Bu noktada duygulara daha etkili şekilde ulaşabilen öyküleyici anlatı teknikleri devreye girmekte. Öyküleme eski zamanlardan beri duyguları aktarmanın, iknanın ve topluluklar oluşturmanınbir aracı olarak kullanılmaktadır. Mitolojiden dinlere, politikadan eğitime birçok farklı alanda karşımıza çıkmaktadır. Öykü, bizi hayatımızı dönüştürecek bir aksiyon almaya yöneltir ve belli bir duygu ile çevrelenen gerçeklik olarak zihnimizde yer bulur. Reklamda kullanımı da tam olarak bu yönüyle işlevsel hale gelmekte ve potansiyel tüketicinin duygu damarlarına ihtiyaç güdüsünü enjekte eden bir şırınga görevi üstlenmektedir. Modern reklamda amaçlanan ihtiyaç manipilasyonu açıklayıcı ve betimleyici anlatımdan ziyade öyküleyici bir anlatımla çok daha mümkün hale gelir.
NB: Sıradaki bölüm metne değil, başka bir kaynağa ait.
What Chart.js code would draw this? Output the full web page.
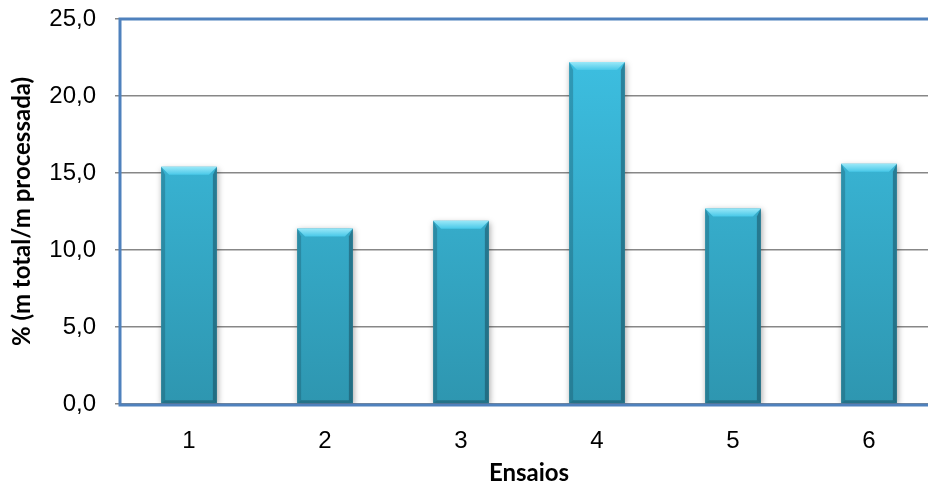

Günümüzdeki reklam detaylarına dikkat edecek olursak beş ana unsurun varlığı kendini belli etmektedir: kahraman, tutku, antagonist, farkındalık ve dönüşüm.
Anlatı paradigması tüm anlamlı iletişimin anlatı yani öykü ile gerçekleştiğini öne sürer. Walter Fisher bu kuramda insanı da bir hikâye anlatıcısı veya yaşamı bir hikâye olarak algılayan gözlemci olarak kabul eder. Bu teori, insanların mantıklı olduğu, karar verme süreçlerinin belirli mantık ve kanıtlama kriterlerine sahip rasyonel argümanlara dayandığı ve yaşamı akıl yürütme yoluyla ortaya çıkan ilişkiler bütünü olarak öne süren antitezi olarak karşımıza çıkar. Yani günümüzde anlatı paradigmasının öne sürdüğü işlevsellik üzerinden rasyonel dayanakları olmayan örüntülerle ikna ve manipülasyon süreci gerçekleşmekte, tüketim toplumunun çarkları kuvvetli bir şekilde işlemeye devam etmektedir.
Şimdi bir markete uğradığımızda veya online alışveriş platformlarında gezinirken yapacağımız harcamalara bu görüşler ışığında yaklaşarak daha rasyonel tercihler yapmak mümkün mü? Freud’un öne sürdüğü şekilde her insanın zihninde defolar olması sebebiyle pek öyle durmuyor. İnsan tarafından oluşturulmuş bu sistem yine insan türünün “bug”ını bulmuş diyebiliriz. Homo sapiens’e bir update gelmesini bekliyoruz. Bu tür kasmaya başladı!